>>>>>
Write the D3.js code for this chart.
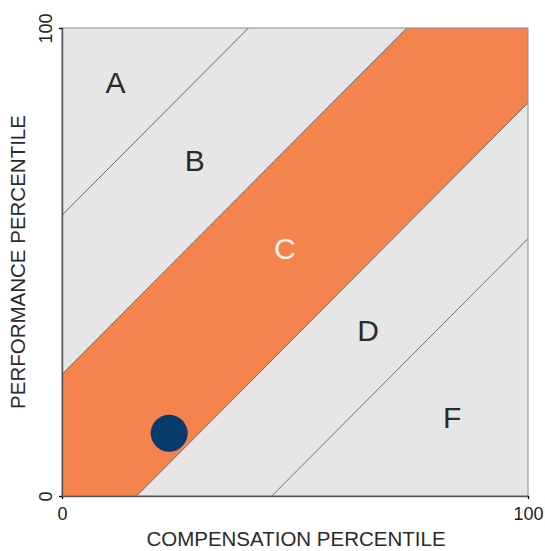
<!DOCTYPE html>
<html>
<head>
<meta charset="utf-8">
<script src="https://cdn.jsdelivr.net/npm/d3@7"></script>
<style>
  body { margin: 0; background: #fff; }
  text { font-family: Arial, "Liberation Sans", sans-serif; }
</style>
</head>
<body>
<script>
// zones and the diagonal lines between them (y = x + offset)
let zoneNames = ["A", "B", "C", "D", "F"]
let zoneLabelX = [11.5, 28.5, 47.8, 65.7, 83.7]
let zoneLabelY = [88.5, 71.8, 53, 35.5, 16.8]
let boundaryOffsets = [60, 26, -16, -45]
let bandZone = "C"   // zone between boundaryOffsets[1] and [2]

let pointX = [23]
let pointY = [13.4]

let tickValues = [0, 100]
let xTitle = "COMPENSATION PERCENTILE"
let yTitle = "PERFORMANCE PERCENTILE"

let width = 545
let height = 551
let margin = { top: 28, right: 17, bottom: 55, left: 62 }
let plotW = width - margin.left - margin.right
let plotH = height - margin.top - margin.bottom

let svg = d3.select("body").append("svg")
    .attr("width", width)
    .attr("height", height)

let xScale = d3.scaleLinear().domain([0, 100]).range([0, plotW])
let yScale = d3.scaleLinear().domain([0, 100]).range([plotH, 0])

svg.append("clipPath")
    .attr("id", "plotclip")
    .append("rect")
    .attr("width", plotW)
    .attr("height", plotH)

let g = svg.append("g")
    .attr("transform", "translate(" + margin.left + "," + margin.top + ")")

let inner = g.append("g").attr("clip-path", "url(#plotclip)")

inner.append("rect")
    .attr("width", plotW)
    .attr("height", plotH)
    .attr("fill", "#e6e6e6")

// orange band between the two middle lines
let hi = boundaryOffsets[1], lo = boundaryOffsets[2]
let band = [[-50, -50 + hi], [150, 150 + hi], [150, 150 + lo], [-50, -50 + lo]]
inner.append("path")
    .attr("d", d3.line().x(d => xScale(d[0])).y(d => yScale(d[1]))(band) + "Z")
    .attr("fill", "#f4834e")

inner.selectAll("line.boundary")
    .data(boundaryOffsets)
    .enter()
    .append("line")
    .attr("class", "boundary")
    .attr("x1", xScale(-50))
    .attr("y1", d => yScale(-50 + d))
    .attr("x2", xScale(150))
    .attr("y2", d => yScale(150 + d))
    .attr("stroke", "#6e6e6e")
    .attr("stroke-width", 1)

g.selectAll("text.zone")
    .data(zoneNames)
    .enter()
    .append("text")
    .attr("class", "zone")
    .attr("x", (d, i) => xScale(zoneLabelX[i]))
    .attr("y", (d, i) => yScale(zoneLabelY[i]))
    .attr("dy", "0.36em")
    .attr("text-anchor", "middle")
    .style("font-size", "30px")
    .attr("fill", d => d == bandZone ? "#fdf3ec" : "#2b2b2b")
    .text(d => d)

g.selectAll("circle.pt")
    .data(pointX)
    .enter()
    .append("circle")
    .attr("class", "pt")
    .attr("cx", d => xScale(d))
    .attr("cy", (d, i) => yScale(pointY[i]))
    .attr("r", 18.5)
    .attr("fill", "#083a6c")

// frame
g.append("rect")
    .attr("width", plotW)
    .attr("height", plotH)
    .attr("fill", "none")
    .attr("stroke", "#8c8c8c")

let xAxis = d3.axisBottom(xScale).tickValues(tickValues).tickSize(3).tickPadding(8)
let yAxis = d3.axisLeft(yScale).tickValues(tickValues).tickSize(3).tickPadding(8)

let xa = g.append("g")
    .attr("transform", "translate(0," + plotH + ")")
    .call(xAxis)
xa.select(".domain").attr("stroke", "#555").attr("stroke-width", 1.5)
xa.selectAll("text").style("font-size", "18px").attr("fill", "#222")

let ya = g.append("g").call(yAxis)
ya.select(".domain").attr("stroke", "#555").attr("stroke-width", 1.5)
ya.selectAll("text")
    .style("font-size", "18px")
    .attr("fill", "#222")
    .attr("text-anchor", "middle")
    .attr("transform", "rotate(-90)")
    .attr("x", 0)
    .attr("dy", 0)
    .attr("y", -10)

g.append("text")
    .attr("x", plotW / 2 + 1)
    .attr("y", plotH + 50)
    .attr("text-anchor", "middle")
    .style("font-size", "20.5px")
    .attr("fill", "#2a2a2a")
    .text(xTitle)

g.append("text")
    .attr("transform", "rotate(-90)")
    .attr("x", -plotH / 2)
    .attr("y", -37)
    .attr("text-anchor", "middle")
    .style("font-size", "20.5px")
    .attr("fill", "#2a2a2a")
    .text(yTitle)
</script>
</body>
</html>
<<<<<
Exercise prompt: Copy the material shown above in full and exactly. Skip the pictures.

Response to the task:
Write the D3.js code for this chart.
<!DOCTYPE html>
<html>
<head>
<meta charset="utf-8">
<script src="https://cdn.jsdelivr.net/npm/d3@7"></script>
<style>
  body { margin: 0; background: #fff; }
  text { font-family: Arial, "Liberation Sans", sans-serif; }
</style>
</head>
<body>
<script>
// zones and the diagonal lines between them (y = x + offset)
let zoneNames = ["A", "B", "C", "D", "F"]
let zoneLabelX = [11.5, 28.5, 47.8, 65.7, 83.7]
let zoneLabelY = [88.5, 71.8, 53, 35.5, 16.8]
let boundaryOffsets = [60, 26, -16, -45]
let bandZone = "C"   // zone between boundaryOffsets[1] and [2]

let pointX = [23]
let pointY = [13.4]

let tickValues = [0, 100]
let xTitle = "COMPENSATION PERCENTILE"
let yTitle = "PERFORMANCE PERCENTILE"

let width = 545
let height = 551
let margin = { top: 28, right: 17, bottom: 55, left: 62 }
let plotW = width - margin.left - margin.right
let plotH = height - margin.top - margin.bottom

let svg = d3.select("body").append("svg")
    .attr("width", width)
    .attr("height", height)

let xScale = d3.scaleLinear().domain([0, 100]).range([0, plotW])
let yScale = d3.scaleLinear().domain([0, 100]).range([plotH, 0])

svg.append("clipPath")
    .attr("id", "plotclip")
    .append("rect")
    .attr("width", plotW)
    .attr("height", plotH)

let g = svg.append("g")
    .attr("transform", "translate(" + margin.left + "," + margin.top + ")")

let inner = g.append("g").attr("clip-path", "url(#plotclip)")

inner.append("rect")
    .attr("width", plotW)
    .attr("height", plotH)
    .attr("fill", "#e6e6e6")

// orange band between the two middle lines
let hi = boundaryOffsets[1], lo = boundaryOffsets[2]
let band = [[-50, -50 + hi], [150, 150 + hi], [150, 150 + lo], [-50, -50 + lo]]
inner.append("path")
    .attr("d", d3.line().x(d => xScale(d[0])).y(d => yScale(d[1]))(band) + "Z")
    .attr("fill", "#f4834e")

inner.selectAll("line.boundary")
    .data(boundaryOffsets)
    .enter()
    .append("line")
    .attr("class", "boundary")
    .attr("x1", xScale(-50))
    .attr("y1", d => yScale(-50 + d))
    .attr("x2", xScale(150))
    .attr("y2", d => yScale(150 + d))
    .attr("stroke", "#6e6e6e")
    .attr("stroke-width", 1)

g.selectAll("text.zone")
    .data(zoneNames)
    .enter()
    .append("text")
    .attr("class", "zone")
    .attr("x", (d, i) => xScale(zoneLabelX[i]))
    .attr("y", (d, i) => yScale(zoneLabelY[i]))
    .attr("dy", "0.36em")
    .attr("text-anchor", "middle")
    .style("font-size", "30px")
    .attr("fill", d => d == bandZone ? "#fdf3ec" : "#2b2b2b")
    .text(d => d)

g.selectAll("circle.pt")
    .data(pointX)
    .enter()
    .append("circle")
    .attr("class", "pt")
    .attr("cx", d => xScale(d))
    .attr("cy", (d, i) => yScale(pointY[i]))
    .attr("r", 18.5)
    .attr("fill", "#083a6c")

// frame
g.append("rect")
    .attr("width", plotW)
    .attr("height", plotH)
    .attr("fill", "none")
    .attr("stroke", "#8c8c8c")

let xAxis = d3.axisBottom(xScale).tickValues(tickValues).tickSize(3).tickPadding(8)
let yAxis = d3.axisLeft(yScale).tickValues(tickValues).tickSize(3).tickPadding(8)

let xa = g.append("g")
    .attr("transform", "translate(0," + plotH + ")")
    .call(xAxis)
xa.select(".domain").attr("stroke", "#555").attr("stroke-width", 1.5)
xa.selectAll("text").style("font-size", "18px").attr("fill", "#222")

let ya = g.append("g").call(yAxis)
ya.select(".domain").attr("stroke", "#555").attr("stroke-width", 1.5)
ya.selectAll("text")
    .style("font-size", "18px")
    .attr("fill", "#222")
    .attr("text-anchor", "middle")
    .attr("transform", "rotate(-90)")
    .attr("x", 0)
    .attr("dy", 0)
    .attr("y", -10)

g.append("text")
    .attr("x", plotW / 2 + 1)
    .attr("y", plotH + 50)
    .attr("text-anchor", "middle")
    .style("font-size", "20.5px")
    .attr("fill", "#2a2a2a")
    .text(xTitle)

g.append("text")
    .attr("transform", "rotate(-90)")
    .attr("x", -plotH / 2)
    .attr("y", -37)
    .attr("text-anchor", "middle")
    .style("font-size", "20.5px")
    .attr("fill", "#2a2a2a")
    .text(yTitle)
</script>
</body>
</html>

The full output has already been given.